PROBLEM REQUIREMENTS: From the very first line of the data to the line containing "60, 70, 80];", retype everything exactly, leaving the pictures behind.

─── RAW DATA

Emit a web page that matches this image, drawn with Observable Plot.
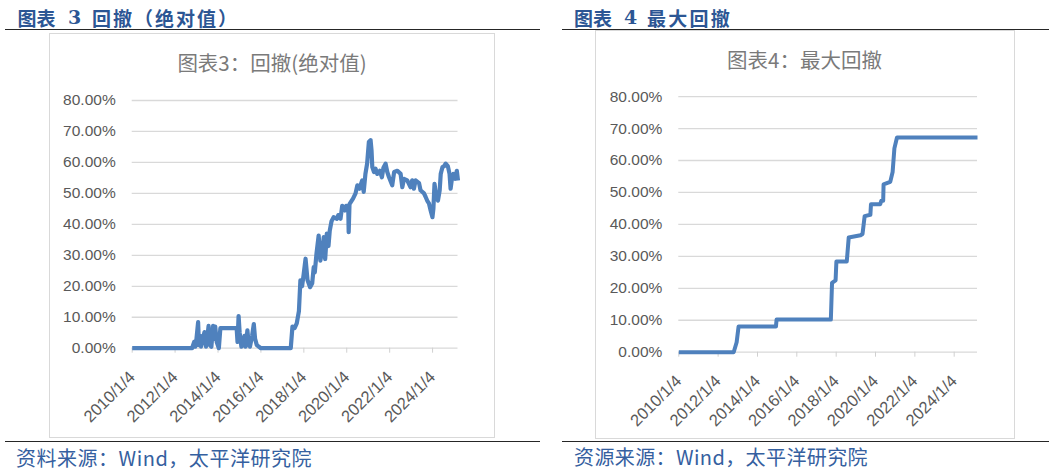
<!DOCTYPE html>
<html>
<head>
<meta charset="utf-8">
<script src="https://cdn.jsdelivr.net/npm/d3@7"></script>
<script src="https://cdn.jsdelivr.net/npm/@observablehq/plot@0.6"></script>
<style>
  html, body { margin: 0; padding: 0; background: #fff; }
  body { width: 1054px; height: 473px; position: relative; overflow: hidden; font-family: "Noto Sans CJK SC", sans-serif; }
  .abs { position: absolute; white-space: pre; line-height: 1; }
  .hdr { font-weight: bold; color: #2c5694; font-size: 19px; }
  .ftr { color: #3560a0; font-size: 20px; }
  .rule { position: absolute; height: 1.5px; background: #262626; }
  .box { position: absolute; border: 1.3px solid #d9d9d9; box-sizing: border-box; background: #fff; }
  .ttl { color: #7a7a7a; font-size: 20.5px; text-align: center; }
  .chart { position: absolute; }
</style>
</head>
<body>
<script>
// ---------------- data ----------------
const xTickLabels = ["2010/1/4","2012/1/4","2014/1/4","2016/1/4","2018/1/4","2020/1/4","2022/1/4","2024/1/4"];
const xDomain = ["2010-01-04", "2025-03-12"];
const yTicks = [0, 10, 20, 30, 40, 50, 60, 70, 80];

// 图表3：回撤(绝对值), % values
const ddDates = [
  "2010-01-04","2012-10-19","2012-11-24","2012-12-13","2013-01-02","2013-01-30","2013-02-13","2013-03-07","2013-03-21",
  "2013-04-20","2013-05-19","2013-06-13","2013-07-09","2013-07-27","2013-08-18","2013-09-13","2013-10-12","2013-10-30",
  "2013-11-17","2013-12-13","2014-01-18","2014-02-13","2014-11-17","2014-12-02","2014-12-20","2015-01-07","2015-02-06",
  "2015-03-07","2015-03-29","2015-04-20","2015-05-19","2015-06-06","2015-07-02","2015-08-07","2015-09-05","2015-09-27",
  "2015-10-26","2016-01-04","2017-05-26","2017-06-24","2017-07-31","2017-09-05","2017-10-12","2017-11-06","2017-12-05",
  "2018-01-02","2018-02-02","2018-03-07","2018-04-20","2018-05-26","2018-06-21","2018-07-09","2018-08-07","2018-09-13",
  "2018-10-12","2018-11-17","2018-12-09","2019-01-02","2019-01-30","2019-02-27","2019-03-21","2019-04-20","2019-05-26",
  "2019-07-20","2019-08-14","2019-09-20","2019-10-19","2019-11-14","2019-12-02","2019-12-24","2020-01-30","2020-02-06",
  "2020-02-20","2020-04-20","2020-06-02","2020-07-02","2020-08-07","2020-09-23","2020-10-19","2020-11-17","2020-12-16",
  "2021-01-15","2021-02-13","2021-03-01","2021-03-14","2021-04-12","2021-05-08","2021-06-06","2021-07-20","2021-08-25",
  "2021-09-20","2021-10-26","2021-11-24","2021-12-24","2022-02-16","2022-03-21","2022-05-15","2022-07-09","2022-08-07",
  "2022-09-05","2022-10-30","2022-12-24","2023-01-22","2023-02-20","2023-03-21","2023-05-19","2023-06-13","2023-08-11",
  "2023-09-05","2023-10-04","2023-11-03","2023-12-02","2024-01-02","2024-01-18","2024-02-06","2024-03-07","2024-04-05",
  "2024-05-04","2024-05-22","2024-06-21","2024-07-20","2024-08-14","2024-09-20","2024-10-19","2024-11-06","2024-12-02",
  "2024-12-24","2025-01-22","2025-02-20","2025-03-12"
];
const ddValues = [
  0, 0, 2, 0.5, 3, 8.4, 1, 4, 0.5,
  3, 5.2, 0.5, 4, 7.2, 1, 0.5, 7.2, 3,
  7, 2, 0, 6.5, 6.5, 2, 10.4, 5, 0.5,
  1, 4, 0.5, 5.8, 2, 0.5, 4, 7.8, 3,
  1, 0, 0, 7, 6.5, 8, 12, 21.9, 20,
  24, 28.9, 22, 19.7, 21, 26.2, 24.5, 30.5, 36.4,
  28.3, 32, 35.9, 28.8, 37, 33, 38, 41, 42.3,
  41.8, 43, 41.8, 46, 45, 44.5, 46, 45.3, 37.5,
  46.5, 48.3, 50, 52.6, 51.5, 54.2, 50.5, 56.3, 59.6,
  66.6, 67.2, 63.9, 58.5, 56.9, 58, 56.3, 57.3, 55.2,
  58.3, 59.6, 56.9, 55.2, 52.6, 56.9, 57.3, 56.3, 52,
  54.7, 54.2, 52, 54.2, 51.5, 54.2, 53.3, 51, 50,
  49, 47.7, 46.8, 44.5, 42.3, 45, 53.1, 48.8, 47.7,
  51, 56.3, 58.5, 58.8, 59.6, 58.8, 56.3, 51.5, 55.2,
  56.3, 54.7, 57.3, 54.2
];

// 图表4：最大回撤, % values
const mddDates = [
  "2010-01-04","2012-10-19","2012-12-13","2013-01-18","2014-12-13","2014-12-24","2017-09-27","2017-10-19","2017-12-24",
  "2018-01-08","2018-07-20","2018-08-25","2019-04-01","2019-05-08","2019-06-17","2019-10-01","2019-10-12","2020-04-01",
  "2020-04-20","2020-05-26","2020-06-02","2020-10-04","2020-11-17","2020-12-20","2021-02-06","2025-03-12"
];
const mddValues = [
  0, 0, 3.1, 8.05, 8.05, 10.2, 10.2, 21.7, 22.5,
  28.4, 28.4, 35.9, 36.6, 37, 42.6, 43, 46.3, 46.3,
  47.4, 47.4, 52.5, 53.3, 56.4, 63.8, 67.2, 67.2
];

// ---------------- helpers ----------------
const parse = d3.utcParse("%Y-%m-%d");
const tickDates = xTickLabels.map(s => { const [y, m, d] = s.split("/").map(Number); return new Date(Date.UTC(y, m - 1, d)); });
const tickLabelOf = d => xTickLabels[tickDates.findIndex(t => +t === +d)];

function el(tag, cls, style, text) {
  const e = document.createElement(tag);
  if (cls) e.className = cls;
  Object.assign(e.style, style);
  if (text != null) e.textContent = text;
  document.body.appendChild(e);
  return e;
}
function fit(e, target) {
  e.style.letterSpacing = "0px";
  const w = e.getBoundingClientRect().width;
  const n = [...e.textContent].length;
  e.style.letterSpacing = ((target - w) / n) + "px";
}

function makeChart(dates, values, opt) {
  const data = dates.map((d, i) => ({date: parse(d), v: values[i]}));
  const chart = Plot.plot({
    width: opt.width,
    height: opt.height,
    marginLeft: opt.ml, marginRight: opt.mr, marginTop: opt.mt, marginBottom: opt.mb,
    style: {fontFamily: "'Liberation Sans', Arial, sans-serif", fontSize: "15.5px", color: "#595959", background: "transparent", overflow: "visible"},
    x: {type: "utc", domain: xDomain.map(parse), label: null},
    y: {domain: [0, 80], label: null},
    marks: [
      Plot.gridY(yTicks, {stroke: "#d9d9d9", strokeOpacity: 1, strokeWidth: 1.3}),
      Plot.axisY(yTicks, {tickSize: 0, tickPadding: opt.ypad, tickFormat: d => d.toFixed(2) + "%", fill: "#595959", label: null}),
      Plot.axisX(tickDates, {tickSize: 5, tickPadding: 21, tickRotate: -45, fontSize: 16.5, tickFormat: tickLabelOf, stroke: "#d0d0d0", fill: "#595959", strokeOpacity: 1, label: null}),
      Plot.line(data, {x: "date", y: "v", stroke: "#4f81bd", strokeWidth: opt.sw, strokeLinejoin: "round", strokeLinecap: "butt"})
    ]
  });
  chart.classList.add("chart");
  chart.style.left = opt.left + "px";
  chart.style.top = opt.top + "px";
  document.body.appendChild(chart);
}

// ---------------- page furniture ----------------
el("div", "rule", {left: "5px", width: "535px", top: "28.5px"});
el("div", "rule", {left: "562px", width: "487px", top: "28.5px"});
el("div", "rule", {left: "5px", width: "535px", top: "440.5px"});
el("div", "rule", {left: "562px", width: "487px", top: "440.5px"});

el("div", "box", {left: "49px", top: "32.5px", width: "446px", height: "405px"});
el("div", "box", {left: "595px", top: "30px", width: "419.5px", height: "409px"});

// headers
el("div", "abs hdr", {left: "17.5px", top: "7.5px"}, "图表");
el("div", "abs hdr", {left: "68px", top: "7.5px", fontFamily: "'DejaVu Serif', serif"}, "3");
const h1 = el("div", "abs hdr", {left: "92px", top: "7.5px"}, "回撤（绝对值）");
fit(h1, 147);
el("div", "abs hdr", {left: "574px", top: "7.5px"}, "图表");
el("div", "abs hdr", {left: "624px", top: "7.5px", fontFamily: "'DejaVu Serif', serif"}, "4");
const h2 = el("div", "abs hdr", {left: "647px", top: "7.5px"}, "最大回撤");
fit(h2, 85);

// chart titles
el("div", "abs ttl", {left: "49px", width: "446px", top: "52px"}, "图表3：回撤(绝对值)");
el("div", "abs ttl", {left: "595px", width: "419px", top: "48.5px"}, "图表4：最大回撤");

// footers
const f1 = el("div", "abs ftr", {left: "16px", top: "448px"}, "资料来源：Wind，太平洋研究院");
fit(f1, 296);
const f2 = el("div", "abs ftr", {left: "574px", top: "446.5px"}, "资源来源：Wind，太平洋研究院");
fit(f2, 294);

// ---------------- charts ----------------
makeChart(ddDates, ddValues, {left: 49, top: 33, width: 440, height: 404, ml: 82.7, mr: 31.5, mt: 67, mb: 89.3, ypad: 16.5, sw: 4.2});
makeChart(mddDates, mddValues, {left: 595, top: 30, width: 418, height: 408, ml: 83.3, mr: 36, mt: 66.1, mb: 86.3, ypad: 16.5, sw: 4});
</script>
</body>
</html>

──────

SOLUTION TO THE EXERCISE:
Emit a web page that matches this image, drawn with Observable Plot.
<!DOCTYPE html>
<html>
<head>
<meta charset="utf-8">
<script src="https://cdn.jsdelivr.net/npm/d3@7"></script>
<script src="https://cdn.jsdelivr.net/npm/@observablehq/plot@0.6"></script>
<style>
  html, body { margin: 0; padding: 0; background: #fff; }
  body { width: 1054px; height: 473px; position: relative; overflow: hidden; font-family: "Noto Sans CJK SC", sans-serif; }
  .abs { position: absolute; white-space: pre; line-height: 1; }
  .hdr { font-weight: bold; color: #2c5694; font-size: 19px; }
  .ftr { color: #3560a0; font-size: 20px; }
  .rule { position: absolute; height: 1.5px; background: #262626; }
  .box { position: absolute; border: 1.3px solid #d9d9d9; box-sizing: border-box; background: #fff; }
  .ttl { color: #7a7a7a; font-size: 20.5px; text-align: center; }
  .chart { position: absolute; }
</style>
</head>
<body>
<script>
// ---------------- data ----------------
const xTickLabels = ["2010/1/4","2012/1/4","2014/1/4","2016/1/4","2018/1/4","2020/1/4","2022/1/4","2024/1/4"];
const xDomain = ["2010-01-04", "2025-03-12"];
const yTicks = [0, 10, 20, 30, 40, 50, 60, 70, 80];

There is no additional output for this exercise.